First-client quick start

• Inventory the underlay

• Find one cost or cleanup issue

• Find one renewal or resiliency risk

• Set a monthly review rhythm

Conclusion

SD-WAN can simplify policy and path control. It does not remove the need to manage the underlay well. When underlay records are scattered across too many systems, troubleshooting slows down, renewal planning gets harder, and site risk is easier to miss. WanAware helps Technology Advisors build one current record of the circuits, contracts, hardware, and site dependencies that support the SD-WAN environment.

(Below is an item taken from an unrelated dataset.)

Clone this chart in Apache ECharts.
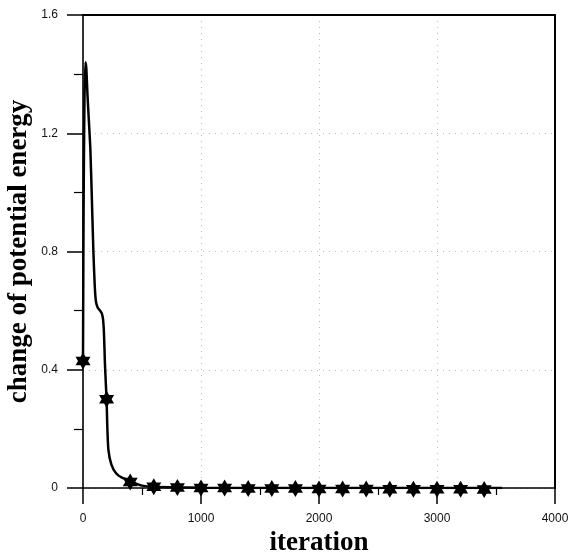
<!DOCTYPE html>
<html><head><meta charset="utf-8">
<script src="https://cdn.jsdelivr.net/npm/echarts@6/dist/echarts.min.js"></script>
<style>html,body{margin:0;padding:0;background:#fff}#c{width:570px;height:553px}</style>
</head><body><div id="c"></div>
<script>
// curve (iteration, change of potential energy)
const curveX = [0, 5, 12, 20, 28, 38, 50, 62, 75, 88, 100, 110, 125, 145, 160, 170, 178, 186, 195, 200, 205, 215, 240, 280, 330, 400, 450, 500, 600, 800, 1000, 1500, 2000, 2500, 3000, 3550];
const curveY = [0.43, 0.95, 1.30, 1.44, 1.42, 1.33, 1.24, 1.15, 0.98, 0.80, 0.68, 0.63, 0.61, 0.60, 0.59, 0.57, 0.52, 0.42, 0.34, 0.30, 0.22, 0.13, 0.08, 0.05, 0.035, 0.025, 0.015, 0.008, 0.004, 0.002, 0.001, 0, 0, 0, 0, 0];
// star markers
const starX = [0, 200, 400, 600, 800, 1000, 1200, 1400, 1600, 1800, 2000, 2200, 2400, 2600, 2800, 3000, 3200, 3400];
const starY = [0.43, 0.30, 0.02, 0.004, 0.002, 0.0, 0.0, -0.002, -0.002, -0.002, -0.003, -0.003, -0.003, -0.004, -0.004, -0.004, -0.004, -0.005];
const xTicks = [0, 1000, 2000, 3000, 4000];
const yTicks = [0, 0.4, 0.8, 1.2, 1.6];

const hexagram = 'path://M0,-10 L2.887,-5 L8.66,-5 L5.774,0 L8.66,5 L2.887,5 L0,10 L-2.887,5 L-8.66,5 L-5.774,0 L-8.66,-5 L-2.887,-5 Z';
const chart = echarts.init(document.getElementById('c'));
const tickLabel = {color: '#111', fontSize: 12, fontFamily: 'Liberation Sans, Arial, sans-serif', margin: 25};
const nameStyle = {fontFamily: 'Liberation Serif, Times New Roman, serif', fontWeight: 'bold', fontSize: 27, color: '#000'};
const xMin = xTicks[0], xMax = xTicks[xTicks.length - 1];
const yMin = yTicks[0], yMax = yTicks[yTicks.length - 1];
const frameAxis = {show: true, axisLine: {show: true, onZero: false, lineStyle: {color: '#000', width: 2}},
  axisTick: {show: false}, axisLabel: {show: false}, splitLine: {show: false}};
chart.setOption({
  animation: false,
  backgroundColor: '#fff',
  grid: {left: 83, right: 15, top: 15, bottom: 65, containLabel: false, outerBoundsMode: 'none'},
  xAxis: [{
    type: 'value', min: xMin, max: xMax, interval: 1000,
    name: 'iteration', nameLocation: 'middle', nameGap: 42, nameMoveOverlap: false, nameTextStyle: nameStyle,
    axisLine: {show: true, onZero: false, lineStyle: {color: '#000', width: 1.6}},
    axisTick: {show: true, inside: false, length: 16, lineStyle: {color: '#000', width: 1.5}},
    minorTick: {show: true, splitNumber: 2, length: 7, lineStyle: {color: '#000', width: 1.2}},
    axisLabel: Object.assign({}, tickLabel, {formatter: v => String(v)}),
    splitLine: {show: true, lineStyle: {color: '#bbb', type: [1, 5], width: 1}}
  }, Object.assign({type: 'value', position: 'top', min: xMin, max: xMax}, frameAxis)],
  yAxis: [{
    type: 'value', min: yMin, max: yMax, interval: 0.4,
    name: 'change of potential energy', nameLocation: 'middle', nameGap: 50, nameMoveOverlap: false, nameTextStyle: nameStyle,
    axisLine: {show: true, onZero: false, lineStyle: {color: '#000', width: 1.6}},
    axisTick: {show: true, inside: false, length: 16, lineStyle: {color: '#000', width: 1.5}},
    minorTick: {show: true, splitNumber: 2, length: 9, lineStyle: {color: '#000', width: 1.2}},
    axisLabel: Object.assign({}, tickLabel, {formatter: v => v === 0 ? '0' : v.toFixed(1)}),
    splitLine: {show: true, lineStyle: {color: '#bbb', type: [1, 5], width: 1}}
  }, Object.assign({type: 'value', position: 'right', min: yMin, max: yMax}, frameAxis)],
  series: [
    {type: 'line', data: curveX.map((x, i) => [x, curveY[i]]), showSymbol: false, smooth: 0.2,
     lineStyle: {color: '#000', width: 2.5}, z: 3},
    {type: 'scatter', data: starX.map((x, i) => [x, starY[i]]), symbol: hexagram, symbolSize: [15, 17],
     clip: false, itemStyle: {color: '#000', opacity: 1}, z: 4}
  ]
});
</script></body></html>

That gives advisors a practical way to stay useful after the initial sale, support clients more consistently, and build a stronger recurring service model.

Next Steps

New to WanAware?

Join the Technology Advisor Partner Program and learn how to build recurring services using WanAware.

Common Questions

“The client already has an SD-WAN dashboard.”

That may show policy and path behavior, but it usually does not serve as one current record of all underlay circuits, contracts, hardware, and renewal details across carriers.

“We already have carrier portals.”

Carrier portals show one provider at a time. WanAware helps you keep one record across providers and sites so you can manage the underlay as a whole.

“Why does this still matter after SD-WAN is deployed?”

Because the underlay still affects user experience, resiliency, renewal planning, and troubleshooting. The overlay does not remove those dependencies.

Do I need to start with the full WAN?”

No. Most advisors start with one client, one region, or one set of important sites, then expand from there.